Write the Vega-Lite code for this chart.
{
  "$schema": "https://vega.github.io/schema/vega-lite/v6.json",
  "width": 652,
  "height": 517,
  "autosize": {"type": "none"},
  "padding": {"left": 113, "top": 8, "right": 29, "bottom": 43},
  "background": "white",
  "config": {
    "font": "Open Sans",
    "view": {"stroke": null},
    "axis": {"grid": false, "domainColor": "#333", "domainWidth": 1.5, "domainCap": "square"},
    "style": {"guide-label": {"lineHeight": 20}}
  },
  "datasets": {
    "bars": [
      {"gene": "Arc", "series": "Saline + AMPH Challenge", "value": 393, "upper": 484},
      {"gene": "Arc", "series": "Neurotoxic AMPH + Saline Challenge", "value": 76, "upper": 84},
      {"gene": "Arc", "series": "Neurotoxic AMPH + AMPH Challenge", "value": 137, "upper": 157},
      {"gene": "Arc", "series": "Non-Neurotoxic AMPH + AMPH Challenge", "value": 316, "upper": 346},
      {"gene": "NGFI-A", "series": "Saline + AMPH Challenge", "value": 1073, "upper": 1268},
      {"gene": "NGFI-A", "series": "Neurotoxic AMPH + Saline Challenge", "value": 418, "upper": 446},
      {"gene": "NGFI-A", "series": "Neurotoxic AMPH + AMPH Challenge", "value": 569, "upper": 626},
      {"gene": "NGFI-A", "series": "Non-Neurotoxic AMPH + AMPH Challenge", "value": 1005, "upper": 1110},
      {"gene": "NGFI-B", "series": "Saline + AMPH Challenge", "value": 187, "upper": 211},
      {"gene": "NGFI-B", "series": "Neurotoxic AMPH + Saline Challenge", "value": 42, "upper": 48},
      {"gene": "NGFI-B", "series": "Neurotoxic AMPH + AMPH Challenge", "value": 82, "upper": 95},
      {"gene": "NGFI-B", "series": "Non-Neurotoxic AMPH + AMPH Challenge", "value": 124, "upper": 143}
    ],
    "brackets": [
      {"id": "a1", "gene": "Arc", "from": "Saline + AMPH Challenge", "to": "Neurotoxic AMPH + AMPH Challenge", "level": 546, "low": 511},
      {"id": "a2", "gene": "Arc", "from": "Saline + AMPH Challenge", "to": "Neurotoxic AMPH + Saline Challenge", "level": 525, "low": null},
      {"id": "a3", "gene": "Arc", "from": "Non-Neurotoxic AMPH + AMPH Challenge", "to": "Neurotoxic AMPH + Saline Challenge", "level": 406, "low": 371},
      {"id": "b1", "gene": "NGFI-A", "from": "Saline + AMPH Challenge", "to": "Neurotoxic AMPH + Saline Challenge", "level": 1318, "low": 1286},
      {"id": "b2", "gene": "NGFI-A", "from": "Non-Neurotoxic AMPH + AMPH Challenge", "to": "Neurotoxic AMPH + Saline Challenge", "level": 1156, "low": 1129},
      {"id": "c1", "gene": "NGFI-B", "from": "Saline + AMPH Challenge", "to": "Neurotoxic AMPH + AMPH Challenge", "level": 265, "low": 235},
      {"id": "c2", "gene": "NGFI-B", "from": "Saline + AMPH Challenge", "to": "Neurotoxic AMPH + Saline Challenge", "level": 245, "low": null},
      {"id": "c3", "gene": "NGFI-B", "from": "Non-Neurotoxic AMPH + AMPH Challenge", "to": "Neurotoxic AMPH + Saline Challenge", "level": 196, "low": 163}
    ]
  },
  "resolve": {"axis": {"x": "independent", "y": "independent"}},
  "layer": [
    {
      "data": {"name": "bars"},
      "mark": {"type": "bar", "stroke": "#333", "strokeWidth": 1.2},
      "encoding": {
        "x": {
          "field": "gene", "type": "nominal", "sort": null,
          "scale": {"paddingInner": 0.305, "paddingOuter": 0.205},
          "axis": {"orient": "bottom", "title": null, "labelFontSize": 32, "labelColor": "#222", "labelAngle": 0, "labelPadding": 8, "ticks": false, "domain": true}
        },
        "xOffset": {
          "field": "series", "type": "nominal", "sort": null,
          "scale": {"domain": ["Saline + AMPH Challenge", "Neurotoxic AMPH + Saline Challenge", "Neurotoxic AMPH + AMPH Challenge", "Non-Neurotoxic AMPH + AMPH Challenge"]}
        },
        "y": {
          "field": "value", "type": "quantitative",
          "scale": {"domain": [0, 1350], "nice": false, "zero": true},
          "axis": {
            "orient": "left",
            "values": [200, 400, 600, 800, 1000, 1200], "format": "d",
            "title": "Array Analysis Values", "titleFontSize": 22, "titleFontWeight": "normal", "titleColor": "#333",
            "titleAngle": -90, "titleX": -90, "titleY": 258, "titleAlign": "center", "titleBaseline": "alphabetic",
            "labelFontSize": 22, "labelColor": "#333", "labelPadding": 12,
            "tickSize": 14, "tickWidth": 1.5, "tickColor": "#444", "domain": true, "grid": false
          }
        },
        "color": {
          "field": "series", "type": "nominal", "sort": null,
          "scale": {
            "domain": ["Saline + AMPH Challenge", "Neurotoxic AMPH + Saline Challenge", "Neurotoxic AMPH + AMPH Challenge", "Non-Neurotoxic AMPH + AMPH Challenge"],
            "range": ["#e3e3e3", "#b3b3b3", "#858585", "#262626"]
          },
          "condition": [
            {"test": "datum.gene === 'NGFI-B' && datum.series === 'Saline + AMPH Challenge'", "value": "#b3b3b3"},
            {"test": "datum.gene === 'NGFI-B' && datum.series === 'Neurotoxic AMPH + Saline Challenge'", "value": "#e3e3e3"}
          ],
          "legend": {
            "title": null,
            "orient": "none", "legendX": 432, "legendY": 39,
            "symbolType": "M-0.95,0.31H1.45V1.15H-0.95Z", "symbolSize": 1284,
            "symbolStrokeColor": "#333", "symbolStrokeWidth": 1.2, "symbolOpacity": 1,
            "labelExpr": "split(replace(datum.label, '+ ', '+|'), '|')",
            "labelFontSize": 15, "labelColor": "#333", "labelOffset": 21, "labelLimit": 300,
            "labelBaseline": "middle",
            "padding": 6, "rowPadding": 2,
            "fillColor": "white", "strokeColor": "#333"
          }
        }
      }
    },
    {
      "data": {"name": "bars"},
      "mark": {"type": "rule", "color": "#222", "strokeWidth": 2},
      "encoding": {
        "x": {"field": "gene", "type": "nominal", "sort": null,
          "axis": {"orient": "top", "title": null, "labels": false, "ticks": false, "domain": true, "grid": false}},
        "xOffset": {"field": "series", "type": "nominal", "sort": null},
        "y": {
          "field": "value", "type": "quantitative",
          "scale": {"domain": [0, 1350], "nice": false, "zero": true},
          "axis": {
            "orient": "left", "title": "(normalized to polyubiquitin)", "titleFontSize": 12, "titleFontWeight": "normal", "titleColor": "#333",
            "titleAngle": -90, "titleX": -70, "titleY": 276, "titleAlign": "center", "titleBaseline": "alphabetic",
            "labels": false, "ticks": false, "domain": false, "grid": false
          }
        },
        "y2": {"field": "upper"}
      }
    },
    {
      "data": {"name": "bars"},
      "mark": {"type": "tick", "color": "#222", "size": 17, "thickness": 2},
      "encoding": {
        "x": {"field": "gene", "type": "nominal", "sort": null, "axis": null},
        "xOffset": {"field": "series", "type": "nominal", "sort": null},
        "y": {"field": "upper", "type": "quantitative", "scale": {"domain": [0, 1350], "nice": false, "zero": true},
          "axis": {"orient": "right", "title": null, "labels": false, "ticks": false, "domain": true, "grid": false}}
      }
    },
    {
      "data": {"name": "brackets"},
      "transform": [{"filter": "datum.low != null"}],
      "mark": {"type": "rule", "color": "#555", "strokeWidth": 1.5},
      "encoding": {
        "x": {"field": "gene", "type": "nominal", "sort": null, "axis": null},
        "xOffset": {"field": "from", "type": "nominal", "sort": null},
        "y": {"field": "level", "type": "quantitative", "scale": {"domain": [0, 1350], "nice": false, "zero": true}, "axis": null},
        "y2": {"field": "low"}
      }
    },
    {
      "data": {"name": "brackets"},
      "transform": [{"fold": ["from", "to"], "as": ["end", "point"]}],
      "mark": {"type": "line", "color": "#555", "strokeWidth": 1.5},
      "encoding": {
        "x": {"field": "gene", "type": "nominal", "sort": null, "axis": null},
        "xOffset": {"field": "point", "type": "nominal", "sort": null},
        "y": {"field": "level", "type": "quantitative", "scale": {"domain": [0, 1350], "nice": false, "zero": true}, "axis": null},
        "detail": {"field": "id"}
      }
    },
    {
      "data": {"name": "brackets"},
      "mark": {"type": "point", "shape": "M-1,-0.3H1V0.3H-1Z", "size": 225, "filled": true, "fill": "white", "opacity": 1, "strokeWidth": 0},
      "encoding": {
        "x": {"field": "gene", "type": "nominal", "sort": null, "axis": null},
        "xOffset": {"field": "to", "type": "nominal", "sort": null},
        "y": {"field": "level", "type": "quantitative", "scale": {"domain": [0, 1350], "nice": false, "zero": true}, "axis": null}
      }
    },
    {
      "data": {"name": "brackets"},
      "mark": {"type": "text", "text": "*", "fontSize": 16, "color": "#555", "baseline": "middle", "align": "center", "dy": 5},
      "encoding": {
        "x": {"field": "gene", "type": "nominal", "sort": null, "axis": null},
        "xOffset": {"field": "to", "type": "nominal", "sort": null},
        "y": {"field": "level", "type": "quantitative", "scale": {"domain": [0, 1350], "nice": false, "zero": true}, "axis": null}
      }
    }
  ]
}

* * *

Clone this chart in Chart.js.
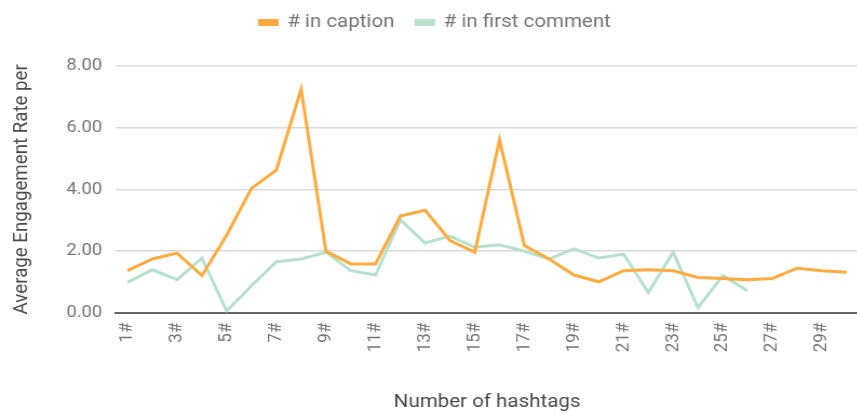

▶ [SHORT TASK] Identify which lines contain the word "chart" and copy each one.

▶ [THE COMPLETED TASK]
Write the Vega-Lite code for this chart.
Clone this chart in Chart.js.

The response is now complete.